The folks who ‘fact-check’ at the Australian Broadcasting Corporation (ABC) seemed to feel that Ms. Rinehart needed to be taken down a peg for the temerity of that remark, perhaps as it afforded an opportunity to take me down along with her: it seems some things I’ve said or published over the last few years were identified by her office as the source of her remark that polar bear numbers had increased.

In a long-winded essay of more than 2,500 words published yesterday (26 October 2021) the fact checkers provide one of the best examples yet of how convoluted is the official answer to the question: have overall polar bear numbers declined or increased over time? They interviewed a number of experts from the Polar Bear Specialist Group (PBSG) who had a lot to say but claimed it is impossible to address the global population issue.
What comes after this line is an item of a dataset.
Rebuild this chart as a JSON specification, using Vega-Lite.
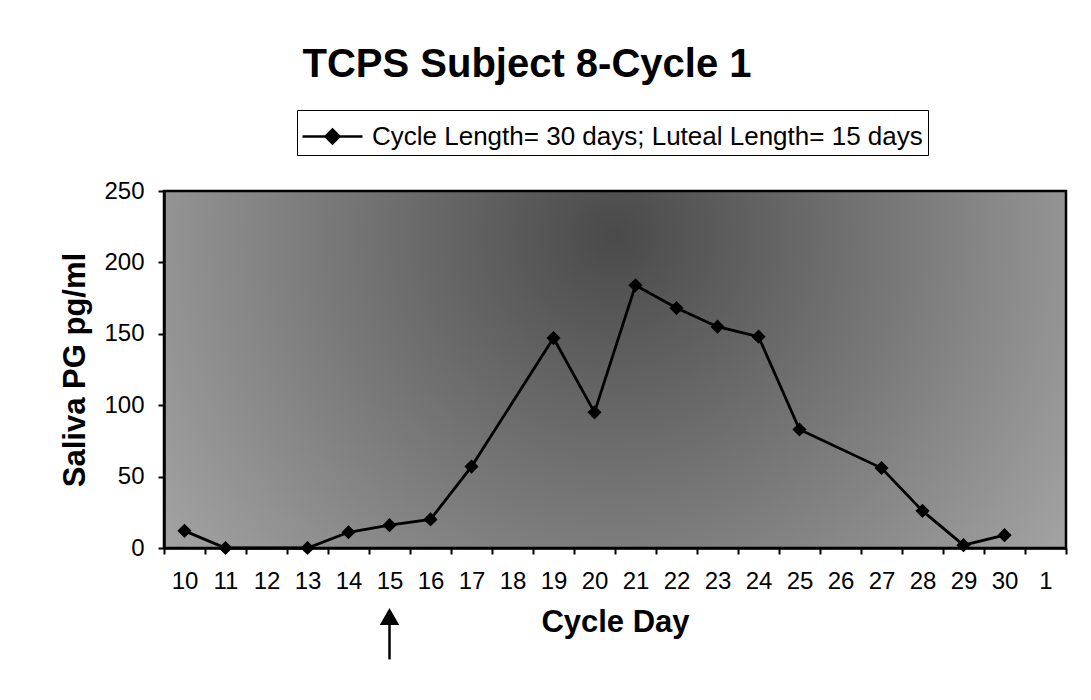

Sadly, the question of how many polar bears exist today compared to decades ago is unnecessarily complicated and messy, as I discovered years ago. I dealt with this topic in my latest book, The Polar Bear Catastrophe That Never Happened, so for now I’ll just quote a bit from one of the chapters and let you decide for yourselves if the experts quoted by the ABC fact-checkers have a strong enough case to say without question that Rinehart was wrong. For example, you might ask why the PBSG experts used the estimate generated for the Kara Sea subpopulation of about 3,000 bears compiled by Russian researchers (Matishov et al. 2014) for their official IUCN 2015 assessment (Wiig et al. 2015; Regehr et al. 2016) but didn’t include that number in this ‘fact-check document – or why they similarly used an estimate of 2,000 for East Greenland for the 2015 assessment but provide no number for this ‘fact-check’. I’ll probably have more to say later.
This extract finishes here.